We were reluctant to leave Death Valley, but we had reservations at the El Tovar Hotel on the south rim of the Grand Canyon so we crossed southern Nevada without stopping in Las Vegas (again, not our 'cup of tea') and back into Arizona. Our favorite campground in Kaibab National Forest near Williams was closed for the winter, so we stayed at KOA to be close to the start of the next day's adventure.

One item on my bucket list has been to see the Grand Canyon in the winter when there is snow on the ground. We have also promised ourselves that one day we would stay in a national park lodge. We also wanted to take the historic Grand Canyon train from Williams to the canyon, so we set off on the train and stayed one night in the El Tovar Hotel. There was no precipitation in the forecast when we went to bed so I was pleasantly surprised to see snow on the ground the next morning. I was prepared for this! I put on my long underwear, a jacket over my hoodie, and gloves and we went outside in 22 degree weather to stand at the rim and watch the rising sun light up the canyon walls – magic!

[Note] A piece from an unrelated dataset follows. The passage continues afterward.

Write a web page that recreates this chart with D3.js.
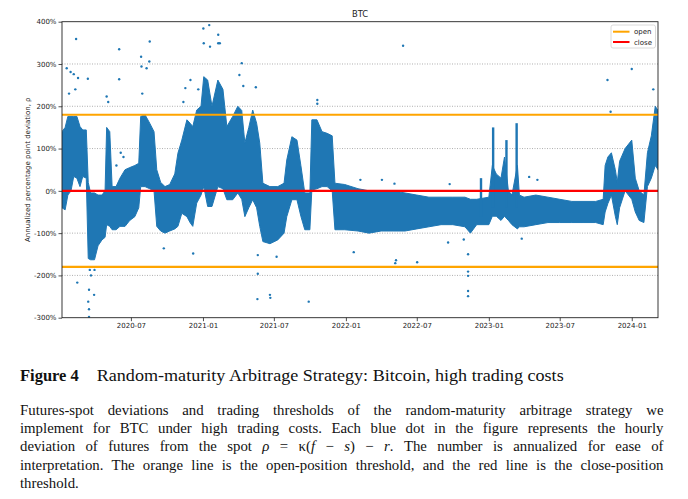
<!DOCTYPE html>
<html><head><meta charset="utf-8">
<script src="https://cdn.jsdelivr.net/npm/d3@7"></script>
<style>body{margin:0;background:#fff}svg{display:block}</style>
</head><body><svg id="c" width="688" height="499"></svg>
<script>
// ---------- data ----------
const bandDates = ["2020-01-07","2020-01-15","2020-01-22","2020-01-30","2020-02-06","2020-02-14","2020-02-22","2020-02-29","2020-03-09","2020-03-14","2020-03-20","2020-03-30","2020-04-08","2020-04-18","2020-04-26","2020-04-30","2020-05-08","2020-05-14","2020-05-24","2020-06-03","2020-06-16","2020-06-28","2020-07-11","2020-07-21","2020-07-26","2020-08-06","2020-08-18","2020-08-29","2020-09-05","2020-09-15","2020-09-26","2020-10-08","2020-10-21","2020-10-29","2020-11-08","2020-11-21","2020-11-29","2020-12-06","2020-12-16","2020-12-27",
"2021-01-03","2021-01-13","2021-01-24","2021-02-08","2021-02-21","2021-03-03","2021-03-18","2021-03-31","2021-04-10","2021-04-18","2021-04-28","2021-05-08","2021-05-18","2021-05-26","2021-06-03","2021-06-21","2021-07-11","2021-07-27","2021-08-03","2021-08-16","2021-08-29","2021-09-08","2021-09-18","2021-10-01","2021-10-06","2021-10-19","2021-11-01","2021-11-14","2021-11-27","2021-12-04","2021-12-29",
"2022-02-01","2022-03-01","2022-04-01","2022-05-01","2022-06-01","2022-07-01","2022-08-01","2022-09-01","2022-10-01","2022-11-01","2022-11-15","2022-12-01","2023-01-01","2023-01-10","2023-01-20","2023-02-01","2023-02-10","2023-02-20","2023-03-01","2023-03-15","2023-03-20","2023-04-01","2023-05-01","2023-06-01","2023-07-01","2023-08-01","2023-09-01","2023-10-01","2023-10-20","2023-10-25","2023-11-01","2023-11-10","2023-11-20","2023-11-25","2023-12-01","2023-12-15","2024-01-01","2024-01-10","2024-01-20","2024-02-01","2024-02-10","2024-02-20","2024-03-01","2024-03-08"];
const bandHigh = [140,150,176,176,176,176,152,144,144,20,-5,-5,-10,-10,0,150,140,10,10,30,50,55,60,65,176,180,160,140,50,20,10,15,40,89,120,168,160,152,191,200,
270,262,200,262,240,152,176,200,190,113,150,191,160,113,18,10,10,18,73,128,120,60,-5,-5,168,168,140,136,130,18,15,
5,0,0,0,-5,-10,-15,-15,-15,-15,-20,-20,-15,60,40,30,80,0,-10,60,-10,-15,-10,-15,-20,-25,-25,-25,-20,60,80,90,50,20,70,100,120,30,0,-10,90,130,200,190];
const bandLow = [-40,-45,-10,0,34,30,10,34,30,-160,-163,-163,-130,-116,-110,-80,-84,-92,-92,-84,-84,-70,-61,-40,10,10,5,0,-84,-95,-100,-95,-90,-84,-53,-61,-75,-84,-29,-10,
10,-37,-37,10,5,-21,-21,-5,-20,-61,-40,-21,-40,-84,-120,-125,-116,-100,-61,-21,-21,-60,-92,-92,2,5,10,10,0,-92,-92,
-95,-100,-95,-95,-95,-90,-85,-80,-80,-85,-100,-80,-80,-60,-60,-70,-60,-70,-80,-90,-85,-85,-80,-75,-75,-75,-75,-75,-80,-50,-30,-10,-60,-80,-40,0,-20,-50,-70,-75,10,30,60,50];

const spikeDates = ["2022-12-12","2023-01-12","2023-02-15","2023-03-13"];
const spikeTop = [30,150,120,160];
const spikeBottom = [-60,-40,-40,-40];

const outlierDates = ["2020-02-12","2020-01-19","2020-01-29","2020-02-06","2020-02-17","2020-03-13","2020-02-15","2020-03-18","2020-03-16","2020-03-14","2020-03-16","2020-03-16","2020-03-29","2020-03-30","2020-03-21","2020-06-01","2020-06-01","2020-04-30","2020-07-27","2020-08-18","2020-07-28","2020-08-10","2020-08-17","2020-11-17","2020-11-30","2020-09-23","2020-12-07","2021-01-02","2021-01-17","2021-01-03","2021-02-09","2021-02-09","2021-01-19","2021-02-13","2021-04-10","2021-04-04","2021-05-16","2021-04-14","2021-05-21","2021-05-20","2021-06-21","2021-06-22","2021-09-28","2021-07-08","2021-10-20","2021-10-20","2022-05-27","2022-01-21","2022-05-07","2022-05-09","2022-07-02","2022-11-09","2022-11-09","2022-11-09","2022-11-09","2022-11-09","2023-10-31","2023-11-08","2024-01-01","2024-02-25","2022-10-29","2023-03-26","2022-09-19","2021-05-21","2020-06-05","2020-06-12","2020-05-25","2022-02-07","2022-04-03","2022-05-05","2022-09-23","2023-04-14","2023-05-05","2020-01-25","2020-02-10","2020-05-04","2020-07-30","2020-11-12","2020-12-20"];
const outlierValues = [359,290,281,276,267,265,-217,-187,-234,-262,-280,-298,-246,-187,-200,335,264,223,317,353,294,290,306,243,262,-136,-148,384,392,349,369,349,341,349,302,274,245,248,-196,-256,-246,-253,-262,-156,215,206,343,-145,-171,-164,-169,-191,-201,-237,-249,-150,262,187,288,240,-115,-113,-122,-152,90,80,60,26,26,17,16,33,26,230,240,210,230,210,240];

const thresholdNames = ["open","close"];
const thresholdLevels = [180, 0];
const thresholdColors = ["#ffa500","#ff0000"];

const yTicks = [-300,-200,-100,0,100,200,300,400];
const xTickLabels = ["2020-07","2021-01","2021-07","2022-01","2022-07","2023-01","2023-07","2024-01"];

const chartTitle = "BTC";
const yLabel = "Annualized percentage point deviation, ρ";
const headingBold = "Figure 4";
const headingText = "Random-maturity Arbitrage Strategy: Bitcoin, high trading costs";
const captionLines = [
  "Futures-spot deviations and trading thresholds of the random-maturity arbitrage strategy we",
  "implement for BTC under high trading costs.  Each blue dot in the figure represents the hourly",
  "deviation of futures from the spot _ρ_ = κ(_f_ − _s_) − _r_.  The number is annualized for ease of",
  "interpretation. The orange line is the open-position threshold, and the red line is the close-position",
  "threshold."
];

// ---------- drawing ----------
const parse = d3.utcParse("%Y-%m-%d");
const svg = d3.select("#c");
const L = 62, R = 658, T = 21.7, B = 317.7;
const x = d3.scaleUtc().domain([parse("2020-01-07"), parse("2024-03-08")]).range([L, R]);
const y = d3.scaleLinear().domain([-300, 400]).range([B, T]);
const blue = "#1f77b4";

svg.append("defs").append("clipPath").attr("id","clip")
  .append("rect").attr("x",L).attr("y",T).attr("width",R-L).attr("height",B-T);

// grid
svg.append("g").selectAll("line").data(yTicks.filter(v => v > -300 && v < 400)).join("line")
  .attr("x1",L).attr("x2",R).attr("y1",d=>y(d)).attr("y2",d=>y(d))
  .attr("stroke","#9a9a9a").attr("stroke-width",0.8).attr("stroke-dasharray","1,1.5");

const plot = svg.append("g").attr("clip-path","url(#clip)");
const band = bandDates.map((d,i)=>({d:parse(d),hi:bandHigh[i],lo:bandLow[i]}));
const area = d3.area().x(p=>x(p.d)).y0(p=>y(p.lo)).y1(p=>y(p.hi)).curve(d3.curveLinear);
plot.append("path").datum(band).attr("d",area).attr("fill",blue)
  .attr("stroke",blue).attr("stroke-width",1).attr("stroke-linejoin","round");

plot.append("g").selectAll("rect").data(spikeDates.map((d,i)=>({d:parse(d),t:spikeTop[i],b:spikeBottom[i]}))).join("rect")
  .attr("x",p=>x(p.d)-1.2).attr("width",2.4).attr("y",p=>y(p.t)).attr("height",p=>y(p.b)-y(p.t)).attr("fill",blue);

plot.append("g").selectAll("circle").data(outlierDates.map((d,i)=>({d:parse(d),v:outlierValues[i]}))).join("circle")
  .attr("cx",p=>x(p.d)).attr("cy",p=>y(p.v)).attr("r",1.2).attr("fill",blue);

// thresholds
const thrLines = [
  {v: thresholdLevels[0], c: thresholdColors[0]},
  {v: -thresholdLevels[0], c: thresholdColors[0]},
  {v: thresholdLevels[1], c: thresholdColors[1]}
];
svg.append("g").selectAll("line").data(thrLines).join("line")
  .attr("x1",L).attr("x2",R).attr("y1",d=>y(d.v)).attr("y2",d=>y(d.v))
  .attr("stroke",d=>d.c).attr("stroke-width",2.2);

// frame
svg.append("rect").attr("x",L).attr("y",T).attr("width",R-L).attr("height",B-T)
  .attr("fill","none").attr("stroke","#222").attr("stroke-width",0.9);

// axes
const fmtPct = d => d + "%";
const yAxis = d3.axisLeft(y).tickValues(yTicks).tickFormat(fmtPct).tickSize(3.5).tickPadding(2);
const ga = svg.append("g").attr("transform",`translate(${L},0)`).call(yAxis);
ga.select(".domain").remove();
ga.selectAll("text").attr("font-family","DejaVu Sans").attr("font-size",7).attr("fill","#222");
ga.selectAll("line").attr("stroke","#222").attr("stroke-width",0.8);

const xTickDates = xTickLabels.map(s => parse(s + "-01"));
const xAxis = d3.axisBottom(x).tickValues(xTickDates).tickFormat(d3.utcFormat("%Y-%m")).tickSize(3.5).tickPadding(2);
const gx = svg.append("g").attr("transform",`translate(0,${B})`).call(xAxis);
gx.select(".domain").remove();
gx.selectAll("text").attr("font-family","DejaVu Sans").attr("font-size",7).attr("fill","#222");
gx.selectAll("line").attr("stroke","#222").attr("stroke-width",0.8);

// title & y label
svg.append("text").attr("x",(L+R)/2).attr("y",17.3).attr("text-anchor","middle")
  .attr("font-family","DejaVu Sans").attr("font-size",8.4).attr("fill","#222").text(chartTitle);
svg.append("text").attr("transform",`translate(30,${(T+B)/2}) rotate(-90)`).attr("text-anchor","middle")
  .attr("font-family","DejaVu Sans").attr("font-size",7).attr("fill","#222").text(yLabel);

// legend
const lg = svg.append("g");
lg.append("rect").attr("x",611).attr("y",25).attr("width",44.5).attr("height",23).attr("rx",2)
  .attr("fill","#fff").attr("fill-opacity",0.85).attr("stroke","#d0d0d0").attr("stroke-width",0.8);
thresholdNames.forEach((n,i)=>{
  const yy = 31.7 + i*10.3;
  lg.append("line").attr("x1",613).attr("x2",629.5).attr("y1",yy).attr("y2",yy)
    .attr("stroke",thresholdColors[i]).attr("stroke-width",2);
  lg.append("text").attr("x",634).attr("y",yy+2.5).attr("font-family","DejaVu Sans")
    .attr("font-size",7).attr("fill","#222").text(n);
});

// caption
const serif = "Liberation Serif";
svg.append("text").attr("x",20).attr("y",381).attr("font-family",serif)
  .attr("font-weight","bold").attr("font-size",16.5).attr("fill","#111").text(headingBold);
svg.append("text").attr("x",96.7).attr("y",381).attr("font-family",serif)
  .attr("font-size",16.5).attr("fill","#111").attr("textLength",467).attr("lengthAdjust","spacingAndGlyphs").text(headingText);

const capLeft = 20, capRight = 663.5, capTop = 414.8, capStep = 18.3, capSize = 14.8;
captionLines.forEach((line, li) => {
  const words = line.split(/\s+/);
  const nodes = words.map(w => {
    const t = svg.append("text").attr("y", capTop + li*capStep).attr("font-family",serif)
      .attr("font-size",capSize).attr("fill","#111");
    const segs = w.split("_");
    segs.forEach((s,si) => { if (s.length) t.append("tspan").attr("font-style", si%2 ? "italic" : "normal").text(s); });
    return t;
  });
  const widths = nodes.map(n => n.node().getComputedTextLength());
  const total = d3.sum(widths);
  const last = li === captionLines.length - 1;
  const gap = last ? capSize*0.25 : (capRight - capLeft - total) / (words.length - 1);
  let cx = capLeft;
  nodes.forEach((n,i) => { n.attr("x", cx); cx += widths[i] + gap; });
});
</script>
</body></html>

We made use of the park shuttle bus system for the next few hours before boarding the train to go back to Williams.

On the train from Williams, AZ to Grand Canyon
Grand Canyon Railway
(not the best selfie)
Last rays of sunlight on the canyon wall
El Tovar when we arrived . . .
. . . and the next morning with snow
The first rays of the morning sun lighting up the canyon wall
Looking down into the canyon with a dusting of snow
early morning flag raising
at Grand Canyon depot
Arizona in February is wonderful so we decided to revisit some national monuments (Tuzigoot and Montezuma Castle) on our way to Phoenix. More of our adventures in the next post.

ruins at Tuzigoot National Monument, Arizona
Montezuma Castle National Monument
Montezuma Well

Our "home away from home" - this picture was left out of our last post,

Seen while geocaching between Mojave, CA and Death Valley:

Kris is retrieving the geocache here.